Your Yes Means Yes

“All you need to say is simply ‘Yes’ or ‘No’; anything beyond this comes from the evil one.” – Matthew 5:37

Jesus said this to a culture that had built an elaborate system of oath-making. There were oaths that were binding and oaths that were not. There were loopholes and technicalities and ways to make a promise that was not really a promise. People had gotten so creative with their commitments that you never really knew whether a man meant what he said.

Jesus cut through all of it with one sentence. Just say yes or no and mean it.

That was radical then. It is somehow even more radical now.
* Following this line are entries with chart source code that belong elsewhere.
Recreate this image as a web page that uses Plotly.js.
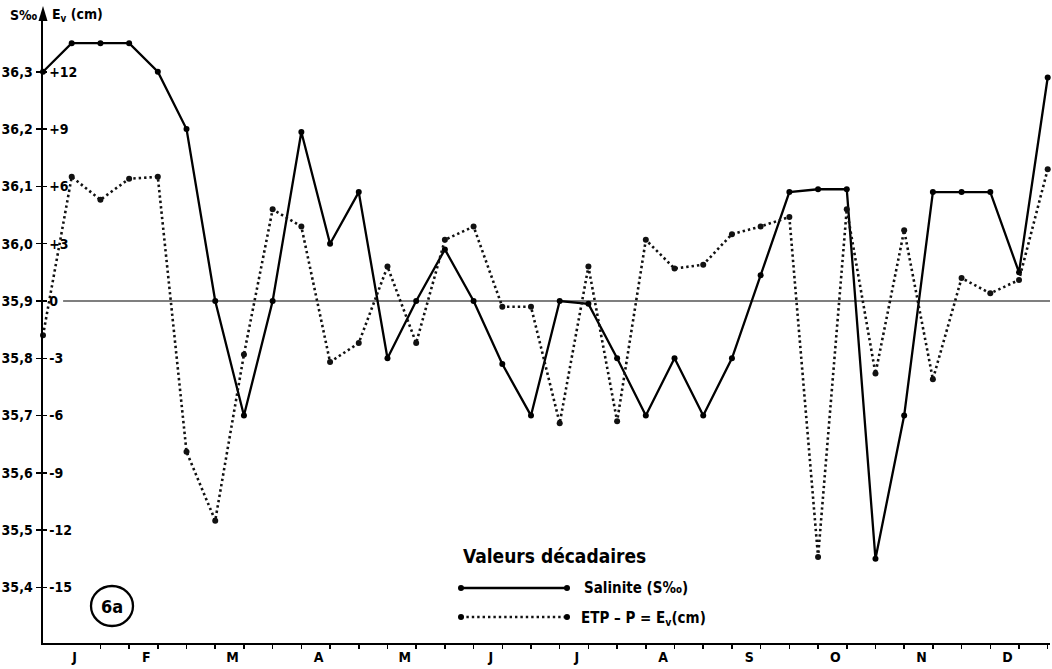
<!DOCTYPE html>
<html><head><meta charset="utf-8">
<script src="https://cdn.plot.ly/plotly-3.0.1.min.js"></script>
<style>html,body{margin:0;padding:0;background:#fff}#chart{width:1052px;height:669px}</style>
</head><body><div id="chart"></div>
<script>
// ---- data (decadal values, 36 decades) ----
const decades = [1,2,3,4,5,6,7,8,9,10,11,12,13,14,15,16,17,18,19,20,21,22,23,24,25,26,27,28,29,30,31,32,33,34,35,36];
const months = ['J','F','M','A','M','J','J','A','S','O','N','D'];
const salinity = [36.30,36.35,36.35,36.35,36.30,36.20,35.90,35.70,35.90,36.195,36.00,36.09,35.80,35.90,35.99,35.90,35.79,35.70,35.90,35.895,35.80,35.70,35.80,35.70,35.80,35.945,36.09,36.095,36.095,35.45,35.70,36.09,36.09,36.09,35.95,36.29];
const evaporation = [-1.8,6.5,5.3,6.4,6.5,-7.9,-11.5,-2.8,4.8,3.9,-3.2,-2.2,1.8,-2.2,3.2,3.9,-0.3,-0.3,-6.4,1.8,-6.3,3.2,1.7,1.9,3.5,3.9,4.4,-13.4,4.8,-3.8,3.7,-4.1,1.2,0.4,1.1,6.9];
const salTicks = [35.4,35.5,35.6,35.7,35.8,35.9,36.0,36.1,36.2,36.3];
const salTickText = ['35,4','35,5','35,6','35,7','35,8','35,9','36,0','36,1','36,2','36,3'];
const evTicks = [-15,-12,-9,-6,-3,0,3,6,9,12];
const evTickText = ['-15','-12','-9','-6','-3','0','+3','+6','+9','+12'];
const salRef = 35.9;      // salinity level matching Ev = 0
const evPerSal = 30;      // 0.1 S‰ <-> 3 cm

// ---- layout geometry ----
const W = 1052, H = 669, ML = 43, MR = 2, MT = 20, MB = 26;
const PW = W - ML - MR, PH = H - MT - MB;
const PX = p => (p - ML) / PW;
const PY = p => (H - MB - p) / PH;
const salRange = [35.3031, 36.3904];
const evRange = salRange.map(s => (s - salRef) * evPerSal);
const xRange = [1, 36.08];
const FONT = '"DejaVu Sans Condensed","Liberation Sans Narrow","Roboto Condensed","DejaVu Sans",sans-serif';
const monthPos = months.map((m, i) => i === 0 ? 2.1 : 3 * i + 1.6);

const traces = [
  {x: decades, y: evaporation, yaxis: 'y2', mode: 'lines+markers', cliponaxis: false,
   line: {color: '#111', width: 2.6, dash: '2.4px,3px'}, marker: {color: '#111', size: 6},
   name: 'ETP - P = Ev (cm)', showlegend: false},
  {x: decades, y: salinity, mode: 'lines+markers', cliponaxis: false,
   line: {color: '#000', width: 2.3}, marker: {color: '#000', size: 6},
   name: 'Salinite (S‰)', showlegend: false}
];

const tf = {family: FONT, size: 14, color: '#000', weight: 'bold'};

const shapes = [
  {type: 'line', xref: 'x', yref: 'y', x0: 1.7, x1: xRange[1], y0: salRef, y1: salRef,
   line: {color: '#555', width: 1.4}, layer: 'below'},
  // legend samples
  {type: 'line', xref: 'paper', yref: 'paper', x0: PX(461), x1: PX(567), y0: PY(588), y1: PY(588), line: {color: '#000', width: 2.3}},
  {type: 'line', xref: 'paper', yref: 'paper', x0: PX(461), x1: PX(567), y0: PY(617), y1: PY(617), line: {color: '#111', width: 2.4, dash: '2.4px,3px'}},
  // circle around 6a
  {type: 'circle', xref: 'paper', yref: 'paper', x0: PX(91), x1: PX(133), y0: PY(626), y1: PY(586), line: {color: '#000', width: 2.3}},
  // y-axis arrow: stem above the plot and arrow head
  {type: 'line', xref: 'paper', yref: 'paper', x0: 0, x1: 0, y0: 1, y1: PY(14), line: {color: '#000', width: 2.5}},
  {type: 'path', xref: 'paper', yref: 'paper', xsizemode: 'pixel', ysizemode: 'pixel',
   xanchor: 0, yanchor: PY(6), path: 'M -4.5 -15 L 0 0 L 4.5 -15 Z', fillcolor: '#000', line: {width: 0}}
];
[[461,588],[567,588],[461,617],[567,617]].forEach(([px, py]) => shapes.push({
  type: 'circle', xref: 'paper', yref: 'paper', xsizemode: 'pixel', ysizemode: 'pixel',
  xanchor: PX(px), yanchor: PY(py), x0: -3, x1: 3, y0: -3, y1: 3,
  fillcolor: '#000', line: {width: 0}
}));

const annotations = [
  {xref: 'paper', yref: 'paper', x: PX(461), y: PY(556), xanchor: 'left', yanchor: 'middle', showarrow: false,
   text: 'Valeurs décadaires', font: {family: FONT, size: 19, color: '#000', weight: 'bold'}},
  {xref: 'paper', yref: 'paper', x: PX(582), y: PY(588), xanchor: 'left', yanchor: 'middle', showarrow: false,
   text: 'Salinite (S‰)', font: {family: FONT, size: 15, color: '#000', weight: 'bold'}},
  {xref: 'paper', yref: 'paper', x: PX(579), y: PY(618), xanchor: 'left', yanchor: 'middle', showarrow: false,
   text: 'ETP – P = E<sub>v</sub>(cm)', font: {family: FONT, size: 15, color: '#000', weight: 'bold'}},
  {xref: 'paper', yref: 'paper', x: PX(112), y: PY(606), xanchor: 'center', yanchor: 'middle', showarrow: false,
   text: '6a', font: {family: FONT, size: 18, color: '#000', weight: 'bold'}},
  {xref: 'paper', yref: 'paper', x: PX(39), y: PY(15), xanchor: 'right', yanchor: 'middle', showarrow: false,
   text: 'S‰', font: {family: FONT, size: 14, color: '#000', weight: 'bold'}},
  {xref: 'paper', yref: 'paper', x: PX(50), y: PY(15), xanchor: 'left', yanchor: 'middle', showarrow: false,
   text: 'E<sub>v</sub> (cm)', font: {family: FONT, size: 14, color: '#000', weight: 'bold'}}
];

const layout = {
  width: W, height: H, margin: {l: ML, r: MR, t: MT, b: MB, pad: 0},
  paper_bgcolor: '#fff', plot_bgcolor: '#fff', showlegend: false,
  font: {family: FONT, color: '#000'},
  xaxis: {range: xRange, tickvals: decades, showticklabels: false, ticks: 'outside', ticklen: 4,
          tickwidth: 1.5, tickcolor: '#000', showline: true, linewidth: 2.2, linecolor: '#000',
          showgrid: false, zeroline: false, automargin: false, fixedrange: true},
  xaxis2: {overlaying: 'x', side: 'bottom', anchor: 'y', range: xRange, tickvals: monthPos, ticktext: months,
           ticks: '', tickfont: tf, ticklabelstandoff: 4, showline: false, showgrid: false, zeroline: false,
           automargin: false, fixedrange: true},
  yaxis: {range: salRange, tickvals: salTicks, ticktext: salTickText, ticks: 'outside', ticklen: 5,
          tickwidth: 1.5, tickcolor: '#000', tickfont: tf, showline: true, linewidth: 2.5, linecolor: '#000',
          showgrid: false, zeroline: false, automargin: false, ticklabelstandoff: 0, fixedrange: true},
  yaxis2: {overlaying: 'y', side: 'left', anchor: 'x', range: evRange, tickvals: evTicks, ticktext: evTickText,
           ticks: 'inside', ticklen: 4, tickwidth: 1.5, tickcolor: '#000', ticklabelposition: 'inside',
           ticklabelstandoff: 2, tickfont: tf, showline: false, showgrid: false, zeroline: false,
           automargin: false, fixedrange: true},
  shapes: shapes, annotations: annotations
};

// invisible anchor trace so xaxis2 (month labels) is drawn
traces.push({x: [decades[0]], y: [salinity[0]], xaxis: 'x2', mode: 'markers', marker: {opacity: 0}, hoverinfo: 'skip', showlegend: false});

Plotly.newPlot('chart', traces, layout, {displayModeBar: false, staticPlot: true});
</script>
</body></html>
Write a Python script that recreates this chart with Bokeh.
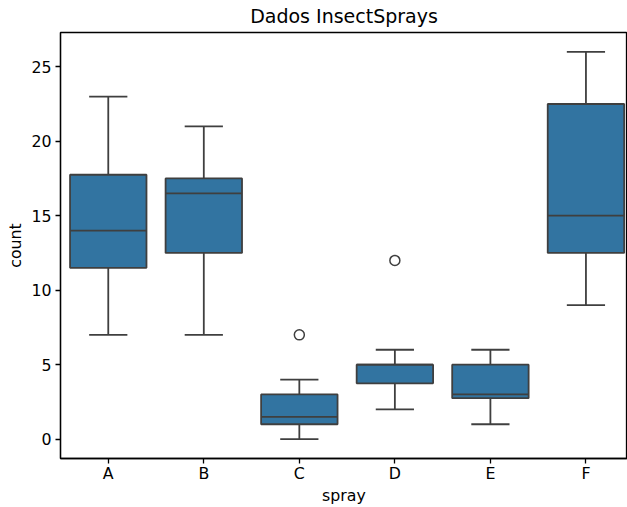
from bokeh.plotting import figure
from bokeh.models import FixedTicker, ColumnDataSource
from bokeh.embed import file_html
from bokeh.resources import INLINE

sprays = ["A", "B", "C", "D", "E", "F"]
lower_whisker = [7, 7, 0, 2, 1, 9]
q1 = [11.5, 12.5, 1.0, 3.75, 2.75, 12.5]
median = [14.0, 16.5, 1.5, 5.0, 3.0, 15.0]
q3 = [17.75, 17.5, 3.0, 5.0, 5.0, 22.5]
upper_whisker = [23, 21, 4, 6, 6, 26]
outlier_spray = ["C", "D"]
outlier_count = [7, 12]

pos = list(range(len(sprays)))
box_w = 0.8
cap_w = 0.4
line_col = "#3f3f3f"
fill_col = "#3274a1"
lw = 1.8

src = ColumnDataSource(dict(
    x=pos,
    x0=[i - box_w / 2 for i in pos], x1=[i + box_w / 2 for i in pos],
    c0=[i - cap_w / 2 for i in pos], c1=[i + cap_w / 2 for i in pos],
    lo=lower_whisker, q1=q1, med=median, q3=q3, hi=upper_whisker,
))
osrc = ColumnDataSource(dict(
    x=[sprays.index(s) for s in outlier_spray], y=outlier_count,
))

p = figure(width=627, height=507, output_backend="svg", toolbar_location=None,
           x_range=(-0.5, 5.435), y_range=(-1.3, 27.3),
           min_border_left=60, min_border_right=0, min_border_top=32,
           min_border_bottom=49, title="Dados InsectSprays")

# whiskers
p.segment(x0="x", y0="q3", x1="x", y1="hi", source=src, line_color=line_col, line_width=lw)
p.segment(x0="x", y0="lo", x1="x", y1="q1", source=src, line_color=line_col, line_width=lw)
p.segment(x0="c0", y0="hi", x1="c1", y1="hi", source=src, line_color=line_col, line_width=lw)
p.segment(x0="c0", y0="lo", x1="c1", y1="lo", source=src, line_color=line_col, line_width=lw)
# boxes
p.vbar(x="x", width=box_w, bottom="q1", top="q3", source=src,
       fill_color=fill_col, line_color=line_col, line_width=lw)
p.segment(x0="x0", y0="med", x1="x1", y1="med", source=src, line_color=line_col, line_width=lw)
# outliers
p.scatter(x="x", y="y", source=osrc, marker="circle", size=10,
          fill_color=None, line_color=line_col, line_width=1.5)

p.xgrid.visible = False
p.ygrid.visible = False
p.outline_line_color = "black"
p.outline_line_width = 1.3

p.xaxis.ticker = FixedTicker(ticks=pos)
p.xaxis.major_label_overrides = {i: s for i, s in zip(pos, sprays)}
p.yaxis.ticker = FixedTicker(ticks=[0, 5, 10, 15, 20, 25])

for ax in (p.xaxis, p.yaxis):
    ax.axis_line_color = "black"
    ax.axis_line_width = 1.3
    ax.major_tick_line_color = "black"
    ax.major_tick_line_width = 1.3
    ax.major_tick_in = 0
    ax.major_tick_out = 5
    ax.minor_tick_line_color = None
    ax.major_label_text_font = "DejaVu Sans"
    ax.major_label_text_font_size = "15.8px"
    ax.major_label_text_color = "black"
    ax.axis_label_text_font = "DejaVu Sans"
    ax.axis_label_text_font_size = "15.8px"
    ax.axis_label_text_font_style = "normal"
    ax.axis_label_text_color = "black"

p.xaxis.major_label_standoff = 0
p.yaxis.major_label_standoff = 4
p.xaxis.axis_label = "spray"
p.yaxis.axis_label = "count"
p.xaxis.axis_label_standoff = 0
p.yaxis.axis_label_standoff = 3

p.title.text_font = "DejaVu Sans"
p.title.text_font_size = "19px"
p.title.text_font_style = "normal"
p.title.align = "center"
p.title.vertical_align = "top"
p.title.text_color = "black"
p.title.offset = 0
p.title.standoff = 8

open("out.html", "w").write(file_html(p, INLINE))
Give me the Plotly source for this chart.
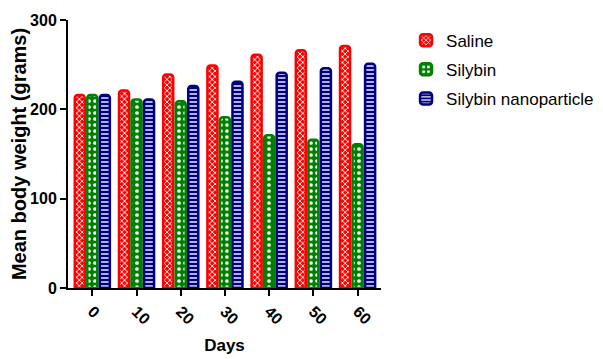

We live in a world of fine print. Contracts with exceptions. Commitments with exit clauses. Relationships with conditions buried in the small text. We have normalized a version of integrity where keeping your word only applies when it’s convenient, when no better option has appeared, and when there’s a consequence for walking away.

But a man of God is supposed to be different.

Your word should be a closed transaction. When you say you are going to do something, it is done. When you make a commitment, it is kept. When you say yes, you mean yes. When you say no, you mean no. No follow-up oath required. No loophole needed. Just your word – and the reputation you have built for being a man who keeps it.

I have tried to build that reputation over my lifetime. Not perfectly. I have fallen short. But it has always mattered deeply to me that the people who know me best know that when I say something, I mean it. That if I tell you I will be there, I will be there. That if I make a commitment, I honor it even when honoring it costs me something.

Because here is the truth – your integrity is always tested most when keeping your word becomes inconvenient. That is when the real you shows up. Anyone can keep a commitment when it is easy. The man of God keeps it when it is hard.

Luke 16:10 says, “Whoever can be trusted with very little can also be trusted with much, and whoever is dishonest with very little will also be dishonest with much.” Faithfulness in small things is how you build a life that God can trust with big things. It starts with your word on ordinary Tuesdays, not just in the big moments.

Proverbs 10:9 says, “Whoever walks in integrity walks securely, but whoever takes crooked paths will be found out.” Security is not found in cleverness or flexibility. It is found in integrity. The man who says what he means and means what he says never has to remember what story he told. He just tells the truth and walks on.

James 5:12 echoes Jesus almost word for word – “Let your yes be yes and your no be no.” James had heard the sermon. He remembered it decades later. Because it mattered that much.

People are watching to see whether your word means anything. Your girlfriend/wife is watching. Your children will watch. Your coworkers will notice. And over time, the reputation you build will either open doors or close them. Not because of what you say about yourself, but because of whether you do what you said.

Be the man that people don’t have to follow up with. Be the man whose handshake is enough. Be the man whose yes means yes and whose no means no, and who never needs a contract to prove he meant it.

That is a rare man. Be that man.

Challenge this week: Think about a commitment you have made that you have been slow to follow through on. This week, follow through. Let your yes mean yes.